Barr is described as a curmudgeon and revolutionary with a take no prisoners attitude when it comes to urban school reform. Green Dot has had some dramatic success in turning around high schools in LA. More to the point, however, according to the article, back in March Barr was invited to Washington to meet with Arne Duncan. To his surprise the meeting apparently got quickly to specifics and Duncan revealed his thinking about “committing several billion dollars of the education stimulus package to a “Locke-style” takeover and transformation of the lowest performing one per cent of schools across the country, at least four thousand of them, in the next several years,” (Alain Leroy Locke High School is the school in the Watts neighborhood of LA which Barr has taken over). Duncan was so enthusiastic that Barr returned to LA with a vision for “Green Dot America” and secured a tentative green light for a partnership with AFT president Randi Weingarten.
Few would argue that there are likely a thousand schools among the nearly 100,000 in the United States that are performing so poorly that they could benefit from a significant intervention, but now to satisfy the numerical elegance so often demanded inside the beltway, the “few thousand school idea” discussed with Barr in March has become “1000 a year for five years.”
Duncan’s hallmark in Chicago was his oft-cited pragmatism.

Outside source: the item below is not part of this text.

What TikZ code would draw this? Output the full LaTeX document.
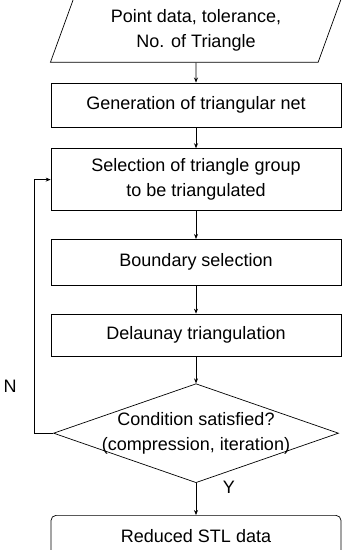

While I am not opposed to pragmatism, it should give us some pause that we now have a totally new phenomenon in American education – a deeply flawed law and a secretary of education with a $5 billion dicretionary war chest. The stimulus bill has become the proxy law that guides the administration and consequently every district that benefits from the monies.
Once again, here are the broad outlines of the conditions of acceptance for receiving stimulus funds as expressed by Secretary Duncan at Brookings:
We must improve the quality of standards and assessments so that students are leaving our schools ready to succeed in college and prepared to contribute in the workforce. We must build data systems that measure growth, link student achievement to teacher quality, and tell us whether students are on track to graduate ready for college. We must recruit and train the best teachers to be in our nation’s classrooms, particularly where they are needed most in communities, whether it’s inner city, urban or rural areas that all too often have been underserved for decades. And we must turn around the lowest performing schools, the ones that we know aren’t doing the jobs, the ones that we now call “dropout factories.” (emphasis added)
And he went on to speak further on turning around low performing schools:
Sometimes the prospect of turning around schools might seem a little bit daunting, but if we set realistic and doable goals, that job is absolutely possible. Think about this for a minute. We have about 100,000 schools here in America. If we turn around just the bottom 1 percent, the bottom 1,000 schools per year for the next five years, we could really move the needle, lift the bottom, and change the lives of tens of millions of underserved children. As we commit to turning around schools each year, we must also stay the course with them and use what we learn each year to inform the next generation of turnarounds. This is a manageable goal, and we have neither time nor money to waste.
Am I the only one who would like a better idea of where the administration will take the reauthorization? According to a recent post on Michelle McNeill’s blog at EdWeek, the administration hopes to have a framework for reauthorization by early fall, next in line after health care. As far as where the “listening tour” will be at any given time, there is apparently no advance schedule published.